Потом я видела Павлову в Париже, когда она танцевала «Жизель» в театре Елисейских полей. Чувствовалась ее усталость, но все же это было замечательное представление, и она была в этом балете неподражаема. Во второй картине этого балета, когда она по косой линии пересекала сцену на пальцах, держа лилию в руках, это было так бесподобно, что казалось, она движется не касаясь земли, будто плывет по воздуху, как неземная.

Вера Трефилова была первой из моих товарок, кого я встретила в Париже. Как только мне сообщили ее адрес, я сейчас же поехала к ней в гостиницу «Савой», где она остановилась. Она замечательно молодо выглядела, и С. П. Дягилев сейчас же стал ее уговаривать выступить у него в Монте-Карло. Она давно не выступала и не работала, но так блестяще подготовилась к этому спектаклю, что когда мы ее увидели в Монте-Карло в «Лебедином озере», то все были поражены ее стильным выходом, классическим поклоном и поразительным умением держать себя на сцене, во всем была видна наша школа: благородство в движениях, изяшество поз - одним словом, тот класс, которого здесь давно не видали и отвыкли видеть. Она была исключительно хороша в этом балете, и он по справедливости считался ее лучшим. После нее все, которые выступали в «Лебедином озере», не могли даже с ней сравниться.

Любу Егорову я всегда очень любила, и со дня ее выхода из училища она у меня часто бывала, иногда гостила и даже ездила со мною в Вену в 1908 году. После первого неудачного брака с Мамонтовым она вышла замуж за большого друга первых дней моей юности князя Никиту Сергеевича Трубецкого. В эмиграции она открыла студию танцев и великолепно ее поставила. Смело могу сказать, что она является лучшей в Париже, о чем я могу судить по ее ученицам, которые иногда ко мне заходят. У всех видна прекрасная школа, ноги и руки поставлены как следует, и исполнение выдержано в духе нашей Императорской школы. Егорова гостила у меня на вилле «Алам», когда выступала у Дягилева, и жила у меня со своим мужем, князем Трубецким.

На юге Франции обосновалась и Юлия Николаевна Седова. Она часто бывала у меня со своими двумя уже взрослыми дочерьми. Она открыла свою школу в Каннах.

Двадцать восьмого апреля 1928 года ко мне приехала на виллу «Алам» Зоя Инкина. Я так была счастлива, когда она мне накануне позвонила.
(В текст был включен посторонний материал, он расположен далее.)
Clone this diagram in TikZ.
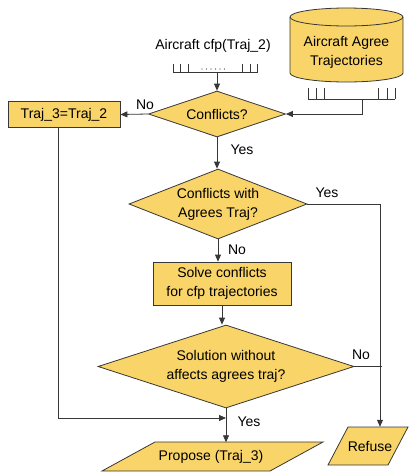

Я рада была узнать, что она жива, ведь она была подругой детства Вовы и я хорошо знала всю ее семью. Я с нетерпением ждала ее, чтобы узнать о судьбе моей шкатулки с письмами Ники, которые я им дала на хранение перед отъездом на Кавказ.

То, что она мне сказала, нанесло мне ужасный удар. У них на квартире часто производились обыски, ее мать была арестована, хранение писем становилось опасным, и они были вынуждены сжечь их.

Я многое потеряла - и состояние, и дом, и драгоценности, лишилась счастливой, беззаботной жизни. Но из всего потерянного я ничто так не оплакиваю, как эти письма. Ведь тогда была еще надежда, что многое вернется, но этих писем, дотла сгоревших, вернуть нельзя, как нельзя их и заменить. А эти десять лет я все время мечтала когда-нибудь их снова увидеть и перечесть, вспомнить мечты и переживания ранней юности. Теперь все это рухнуло. Я потеряла самое драгоценное воспоминание, свято хранившееся у меня. Даже теперь, более двадцати лет спустя, когда я вспоминаю мою встречу с Зоей, так тоскливо и грустно становится на душе.